Direction → Everything from the first line down to the line containing "5874, 6101, 6260];" should be reproduced exactly; please include nothing else.
___ Information shown ___
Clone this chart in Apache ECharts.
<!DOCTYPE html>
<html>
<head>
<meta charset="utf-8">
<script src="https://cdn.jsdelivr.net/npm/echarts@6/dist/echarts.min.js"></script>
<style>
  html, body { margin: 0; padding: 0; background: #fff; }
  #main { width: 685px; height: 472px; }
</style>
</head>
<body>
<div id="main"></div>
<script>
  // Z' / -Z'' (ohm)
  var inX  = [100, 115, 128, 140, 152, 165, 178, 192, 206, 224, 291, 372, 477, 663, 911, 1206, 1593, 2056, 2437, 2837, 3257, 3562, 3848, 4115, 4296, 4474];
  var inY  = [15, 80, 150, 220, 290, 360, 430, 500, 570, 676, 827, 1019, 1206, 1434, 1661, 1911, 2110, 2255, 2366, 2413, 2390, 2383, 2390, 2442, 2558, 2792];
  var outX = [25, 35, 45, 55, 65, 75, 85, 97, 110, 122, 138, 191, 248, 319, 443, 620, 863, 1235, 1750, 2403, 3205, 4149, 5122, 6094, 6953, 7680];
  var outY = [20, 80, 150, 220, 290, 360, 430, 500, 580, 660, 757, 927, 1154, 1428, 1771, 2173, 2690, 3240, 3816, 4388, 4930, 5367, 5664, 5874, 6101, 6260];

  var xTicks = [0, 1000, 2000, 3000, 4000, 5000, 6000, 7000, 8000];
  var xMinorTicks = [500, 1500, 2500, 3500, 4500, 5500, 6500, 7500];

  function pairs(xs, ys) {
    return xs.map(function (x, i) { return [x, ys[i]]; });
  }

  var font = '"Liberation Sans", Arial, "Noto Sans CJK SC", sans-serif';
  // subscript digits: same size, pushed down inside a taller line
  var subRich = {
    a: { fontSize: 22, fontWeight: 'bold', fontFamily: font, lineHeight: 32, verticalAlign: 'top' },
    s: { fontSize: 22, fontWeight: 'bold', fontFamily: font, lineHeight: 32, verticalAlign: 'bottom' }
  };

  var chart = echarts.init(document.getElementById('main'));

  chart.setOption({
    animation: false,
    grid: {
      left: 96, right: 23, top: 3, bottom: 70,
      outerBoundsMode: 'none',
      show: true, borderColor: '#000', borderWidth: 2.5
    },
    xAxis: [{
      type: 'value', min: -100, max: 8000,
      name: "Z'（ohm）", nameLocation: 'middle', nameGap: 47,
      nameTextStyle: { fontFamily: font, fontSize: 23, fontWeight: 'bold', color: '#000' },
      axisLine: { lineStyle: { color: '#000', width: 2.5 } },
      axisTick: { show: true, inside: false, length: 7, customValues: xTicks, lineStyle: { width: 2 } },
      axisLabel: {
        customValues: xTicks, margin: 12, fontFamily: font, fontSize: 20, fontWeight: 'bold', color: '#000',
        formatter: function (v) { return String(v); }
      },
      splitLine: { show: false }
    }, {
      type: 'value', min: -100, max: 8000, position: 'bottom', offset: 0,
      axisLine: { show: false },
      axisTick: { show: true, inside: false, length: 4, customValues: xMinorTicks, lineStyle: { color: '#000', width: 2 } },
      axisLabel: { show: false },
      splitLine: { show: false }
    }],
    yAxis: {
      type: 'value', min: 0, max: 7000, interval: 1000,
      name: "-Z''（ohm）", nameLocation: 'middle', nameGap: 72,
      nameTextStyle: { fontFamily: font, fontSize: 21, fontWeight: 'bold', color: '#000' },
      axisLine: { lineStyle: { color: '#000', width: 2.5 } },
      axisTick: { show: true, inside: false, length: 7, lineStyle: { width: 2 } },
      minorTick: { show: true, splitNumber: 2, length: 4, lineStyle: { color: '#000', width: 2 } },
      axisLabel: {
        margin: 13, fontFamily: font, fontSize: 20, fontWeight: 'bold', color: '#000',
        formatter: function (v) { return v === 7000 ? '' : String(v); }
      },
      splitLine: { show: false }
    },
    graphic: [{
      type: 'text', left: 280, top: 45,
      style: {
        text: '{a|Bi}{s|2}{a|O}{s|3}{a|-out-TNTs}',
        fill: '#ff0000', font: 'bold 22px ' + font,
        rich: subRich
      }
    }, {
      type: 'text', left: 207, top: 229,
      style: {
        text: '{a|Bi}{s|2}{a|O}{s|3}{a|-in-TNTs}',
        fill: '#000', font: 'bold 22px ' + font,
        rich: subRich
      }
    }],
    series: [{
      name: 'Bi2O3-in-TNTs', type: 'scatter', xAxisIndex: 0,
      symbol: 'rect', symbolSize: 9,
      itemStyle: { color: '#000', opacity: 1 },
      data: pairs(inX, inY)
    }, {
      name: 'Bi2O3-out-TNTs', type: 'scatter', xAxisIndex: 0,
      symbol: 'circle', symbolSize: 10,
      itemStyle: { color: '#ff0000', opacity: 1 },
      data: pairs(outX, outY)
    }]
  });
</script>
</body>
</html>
___
Exercise response →
Clone this chart in Apache ECharts.
<!DOCTYPE html>
<html>
<head>
<meta charset="utf-8">
<script src="https://cdn.jsdelivr.net/npm/echarts@6/dist/echarts.min.js"></script>
<style>
  html, body { margin: 0; padding: 0; background: #fff; }
  #main { width: 685px; height: 472px; }
</style>
</head>
<body>
<div id="main"></div>
<script>
  // Z' / -Z'' (ohm)
  var inX  = [100, 115, 128, 140, 152, 165, 178, 192, 206, 224, 291, 372, 477, 663, 911, 1206, 1593, 2056, 2437, 2837, 3257, 3562, 3848, 4115, 4296, 4474];
  var inY  = [15, 80, 150, 220, 290, 360, 430, 500, 570, 676, 827, 1019, 1206, 1434, 1661, 1911, 2110, 2255, 2366, 2413, 2390, 2383, 2390, 2442, 2558, 2792];
  var outX = [25, 35, 45, 55, 65, 75, 85, 97, 110, 122, 138, 191, 248, 319, 443, 620, 863, 1235, 1750, 2403, 3205, 4149, 5122, 6094, 6953, 7680];
  var outY = [20, 80, 150, 220, 290, 360, 430, 500, 580, 660, 757, 927, 1154, 1428, 1771, 2173, 2690, 3240, 3816, 4388, 4930, 5367, 5664, 5874, 6101, 6260];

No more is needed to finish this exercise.